Motor Timing and Synchronization Issues
Each motor in a multi-rotor system must act in perfect concert with the others. During braking, if one motor has a slightly different “timing” setting in its firmware than the others, it will decelerate at a different rate. This desynchronization creates a torque imbalance. Because the flight controller expects uniform response across all four or six arms, this imbalance is interpreted as an external force (like wind). The controller tries to “correct” for this imaginary force, leading to a rapid back-and-forth oscillation. This is particularly prevalent in high-voltage systems (6S and above) where the torque spikes during braking are extreme.
Frame Stiffness and Natural Frequency Resonance
Every material has a natural resonant frequency. In flight technology, carbon fiber is preferred for its stiffness, but it is not immune to vibration. When motors engage in active braking, they produce a specific frequency of vibration. If this frequency matches the natural resonance of the frame or the camera gimbal, the shaking will be amplified. This is why “stiffening” a frame or using thicker top plates can sometimes solve shaking issues that appeared to be software-related. If the arms of the craft flex during the high-torque moments of braking, the geometry of the motors changes relative to one another, making stable flight mathematically impossible for the duration of the flex.
Advanced Sensor Filtering and Signal Processing
To combat shaking during braking, modern flight technology has turned toward sophisticated signal processing. Since we cannot change the physics of air or the inertia of a propeller, we must change how the “brain” of the craft perceives these vibrations.

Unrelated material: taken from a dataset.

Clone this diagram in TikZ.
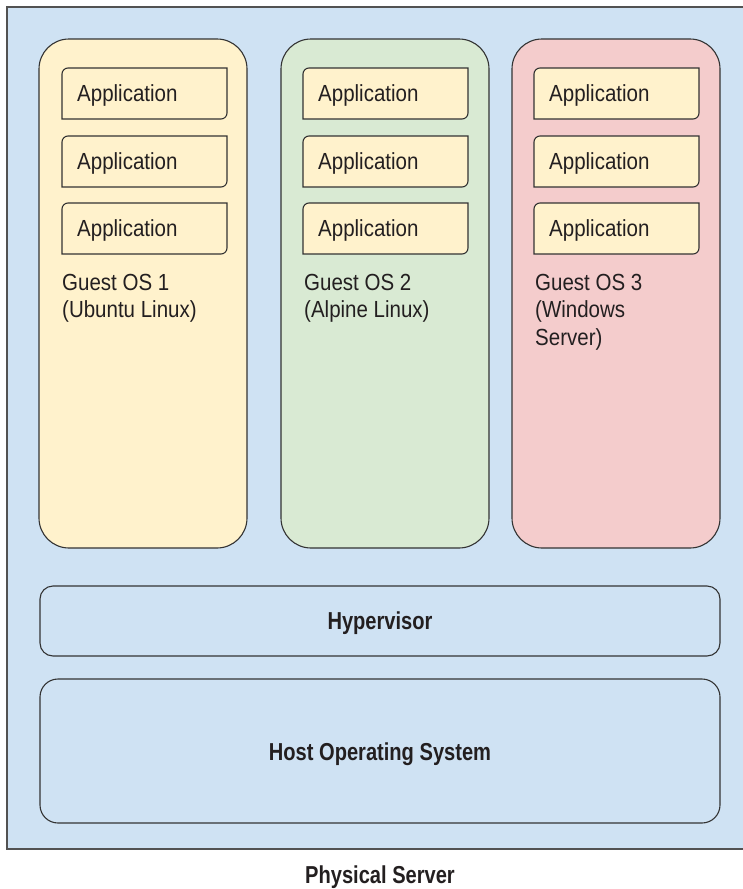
\documentclass[tikz,border=0pt]{standalone}
\usepackage{fontspec}
\setmainfont{Liberation Sans}
\newfontfamily\regfont{Liberation Sans}[FakeStretch=0.88]
\newfontfamily\boldfont{Liberation Sans}[FakeStretch=0.82]
\definecolor{serverblue}{HTML}{CFE2F3}
\definecolor{osyellow}{HTML}{FFF2CC}
\definecolor{osgreen}{HTML}{D9EAD3}
\definecolor{ospink}{HTML}{F4CCCC}
\definecolor{lineclr}{HTML}{333333}
\definecolor{textclr}{HTML}{231F20}
\begin{document}
\begin{tikzpicture}[x=1pt,y=-1pt,
  osbox/.style={draw=lineclr,line width=1.1pt,rounded corners=30pt},
  layerbox/.style={draw=lineclr,line width=1.1pt},
  appline/.style={draw=lineclr,line width=1.1pt,fill=osyellow},
  apptext/.style={inner sep=0pt,anchor=base west,text=textclr,font=\regfont\fontsize{23.3}{27.5}\selectfont},
  ostext/.style={inner sep=0pt,anchor=north west,align=left,text=textclr,font=\regfont\fontsize{23.3}{27.5}\selectfont},
  boldtext/.style={inner sep=0pt,anchor=base,text=textclr,font=\boldfont\bfseries\fontsize{24.5}{28}\selectfont}]
\useasboundingbox (0,0) rectangle (743,889);
\begin{scope}
\clip (0,0) rectangle (743,889);
% outer physical server
\draw[draw=lineclr!85,line width=1.4pt,fill=serverblue] (7,7) rectangle (800,849);
\end{scope}
% guest OS boxes
\draw[osbox,fill=osyellow] (39,39) rectangle (247,548);
\draw[osbox,fill=osgreen] (281,39) rectangle (489,548);
\draw[osbox,fill=ospink] (512,39) rectangle (720,548);
% application boxes
\foreach \gx/\g in {62/a,303/b,534/c}{
  \foreach \ty/\k in {68/1,136/2,203/3}{
    \coordinate (\g\k nw) at (\gx,\ty);
    \coordinate (\g\k se) at (\gx+165,\ty+51);
    \draw[appline] (\g\k nw |- \g\k se) -- ([yshift=-6pt]\g\k nw)
      arc[start angle=180,end angle=90,radius=6pt]
      -- (\g\k se |- \g\k nw) -- ([yshift=6pt]\g\k se)
      arc[start angle=0,end angle=-90,radius=6pt] -- cycle;
    \node[apptext] (\g\k) at (\gx+15,\ty+33.5) {Application};
  }
}
% guest OS labels
\node[ostext] (g1) at (62,274) {Guest OS 1\\(Ubuntu Linux)};
\node[ostext] (g2) at (304,274) {Guest OS 2\\(Alpine Linux)};
\node[ostext] (g3) at (535,274) {Guest OS 3\\(Windows\\Server)};
% hypervisor
\draw[layerbox,rounded corners=13pt] (40,586) rectangle (720,656);
\node[boldtext] (hyp) at (380,629.5) {Hypervisor};
% host OS
\draw[layerbox,rounded corners=18pt] (40,679) rectangle (720,823);
\node[boldtext] (host) at (380,760) {Host Operating System};
% caption
\node[boldtext] (phys) at (380,883) {Physical Server};
\end{tikzpicture}
\end{document}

Gyroscope Noise and Software-Based Solutions
The gyroscope is the most sensitive component on a flight controller. During braking, the mechanical noise from the motors can “drown out” the actual movement data of the craft. Flight technology innovators have developed “Notch Filters” and “Low Pass Filters” (LPF) to solve this. A Dynamic Notch Filter, for example, can identify the specific frequency of the motor noise during a brake maneuver and “cut” that frequency out of the data stream in real-time. This allows the PID controller to see the “clean” movement of the craft without being distracted by the high-frequency shaking caused by the propellers.
Accelerometer Calibration and High-G Maneuvers
While the gyro handles rotation, the accelerometer handles the craft’s position in 3D space. During hard braking, the craft experiences high G-forces. If the accelerometer is not perfectly calibrated or if it is mounted without sufficient vibration dampening (such as silicone gummies), the G-force of the stop can be misinterpreted as a tilt. The stabilization system may think the craft is sliding in one direction when it is actually just stopping, leading to a “toilet bowl” effect or a jerky shake as the craft settles into a hover. Advanced flight stacks now prioritize gyro data over accelerometer data during high-speed transitions to mitigate this specific type of instability.
The Future of Braking Stability in Autonomous Systems
As we push toward more autonomous flight, the requirement for smooth braking becomes even more critical. AI-driven flight controllers are now beginning to use predictive modeling to anticipate the shake before it occurs. By using machine learning to analyze thousands of flight hours, these systems can recognize the specific atmospheric conditions and motor loads that lead to instability. Instead of reacting to a shake, the stabilization system adjusts its PID gains dynamically during the braking phase, pre-emptively smoothing out the flight path. This level of innovation ensures that whether the craft is an FPV racer or a heavy-lift cinema platform, the transition from movement to stasis remains as fluid and stable as possible.